Ensaios com Montaigne - Por que o julgamento traz sofrimento?

"Em verdade o homem é de natureza muito pouco definida, estranhamente desigual e diverso. Dificilmente o julgaríamos de maneira decidida e uniforme." (MONTAIGNE, ENSAIOS, POR DIVERSOS MEIOS CHEGA-SE AO MESMO FIM)

Por que os sábios pirrônicos acreditavam que o julgamento trazia sofrimento, e por conta disso, suspendiam o juízo diante de tudo? Não faltam episódios na minha vida para observar como a máxima desses pensadores da antiguidade, pouco encontrados no meu século, condizem com a realidade.

Sofri horrores sendo tomado pela razão do ciúme. Via o que não existia até quando minha ex-namorada chupava o seu sorvete. Tinha medo que ela saísse de casa, odiava quando sabia que ela havia conversado com algum homem, quando recebia algum elogio. Perdi a conta, de quantas vezes discuti com ela por conta da falta de confiança, por achar que poderia perde-la: até para ninguém.

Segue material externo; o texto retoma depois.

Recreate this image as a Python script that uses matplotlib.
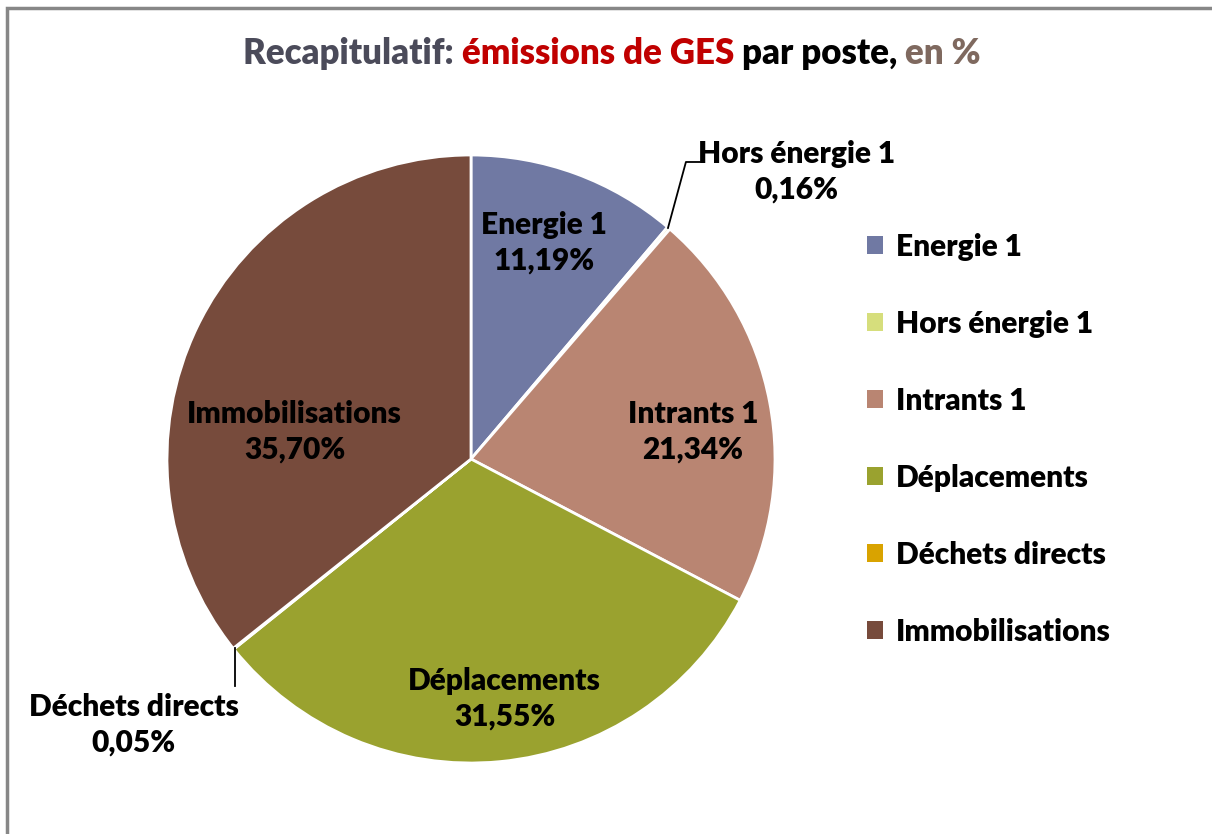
import matplotlib.pyplot as plt
from matplotlib.patches import Patch, Rectangle

# data
categories = ['Energie 1', 'Hors énergie 1', 'Intrants 1', 'Déplacements',
              'Déchets directs', 'Immobilisations']
shares = [11.19, 0.16, 21.34, 31.55, 0.05, 35.70]
colors = ['#7079a3', '#d6de7c', '#b98572', '#9aa22f', '#d9a300', '#774b3c']
pct_labels = ['11,19%', '0,16%', '21,34%', '31,55%', '0,05%', '35,70%']

# label positions in pie units (radius = 1), set by hand like Excel "best fit"
label_pos = [(0.24, 0.71), (1.07, 0.945), (0.73, 0.09), (0.11, -0.79),
             (-1.11, -0.875), (-0.58, 0.09)]

plt.rcParams['font.family'] = ['Lato', 'DejaVu Sans']
FS = 21.5
WT = 'heavy'

fig = plt.figure(figsize=(12.12, 8.34), dpi=100)
fig.patches.append(Rectangle((7 / 1212, -0.1), 1.2, 1.1 - 8 / 834,
                             transform=fig.transFigure, fill=False,
                             edgecolor='#878787', linewidth=2.5))

ax = fig.add_axes([(471 - 304) / 1212, 1 - (459 + 304) / 834, 608 / 1212, 608 / 834])
wedges, _ = ax.pie(shares, colors=colors, startangle=90, counterclock=False,
                   wedgeprops=dict(edgecolor='white', linewidth=2))
ax.set_xlim(-1, 1)
ax.set_ylim(-1, 1)
ax.set_aspect('equal')
ax.axis('off')

for i, (name, pct) in enumerate(zip(categories, pct_labels)):
    x, y = label_pos[i]
    ax.text(x, y, name + '\n' + pct, ha='center', va='center', fontsize=FS,
            fontweight=WT, color='black', linespacing=1.33,
            clip_on=False)

# leader lines for the tiny slices
ax.plot([0.648, 0.707, 0.753], [0.76, 0.977, 0.977], color='black', lw=1.3,
        clip_on=False)
ax.plot([-0.776, -0.776], [-0.622, -0.747], color='black', lw=1.3,
        clip_on=False)

handles = [Patch(facecolor=c, edgecolor='none') for c in colors]
leg = fig.legend(handles, categories, loc='upper left',
                 bbox_to_anchor=(840 / 1212, 1 - 206 / 834), frameon=False,
                 handlelength=0.55, handleheight=0.55, handletextpad=0.42,
                 labelspacing=1.64, prop=dict(size=FS, weight=WT))

# multi-coloured title
pieces = [('Recapitulatif: ', '#4b4b5a'), ('émissions de GES', '#c00000'),
          (' par poste, ', '#000000'), ('en %', '#7f695f')]
renderer = fig.canvas.get_renderer()
texts = []
x0 = 0
for txt, col in pieces:
    t = fig.text(x0, 1 - 53 / 834, txt, color=col, fontsize=25,
                 fontweight=WT, va='center', ha='left')
    bb = t.get_window_extent(renderer)
    x0 = x0 + bb.width / fig.bbox.width
    texts.append(t)
shift = 612 / 1212 - x0 / 2
for t in texts:
    t.set_x(t.get_position()[0] + shift)

fig.savefig('out.png', dpi=100)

Não é difícil de raciocinar, a respeito de como se colocar na posição de juiz, pode ser, ao mesmo tempo, a de se sentar numa cadeira elétrica que não para de nos atormentar, enquanto não sairmos dela.

Sendo juízes, partimos do princípio de que sabemos, ou melhor, temos a certeza do que é a Verdade e do que não é, do que é bom e do que não é, e com base naquilo que observamos cegamente, acreditarmos que já podemos incriminar a conduta do outro. O que não sabemos é que, ao criarmos uma sentença, estamos ignorando o que não vemos e o que não sabemos. Não atoa, disse Montaigne, que cada um aprecia o que não faz parte da sua, o que não compreende, como loucura, e foi por uma loucura da mentalidade um homem que se considerava senhor da razão, civilizado e superior que milhões de índios foram dizimados no século de Montaigne.

Sábio foi aquele que disse "não julgueis": "amai-vos", não trucidai-vos.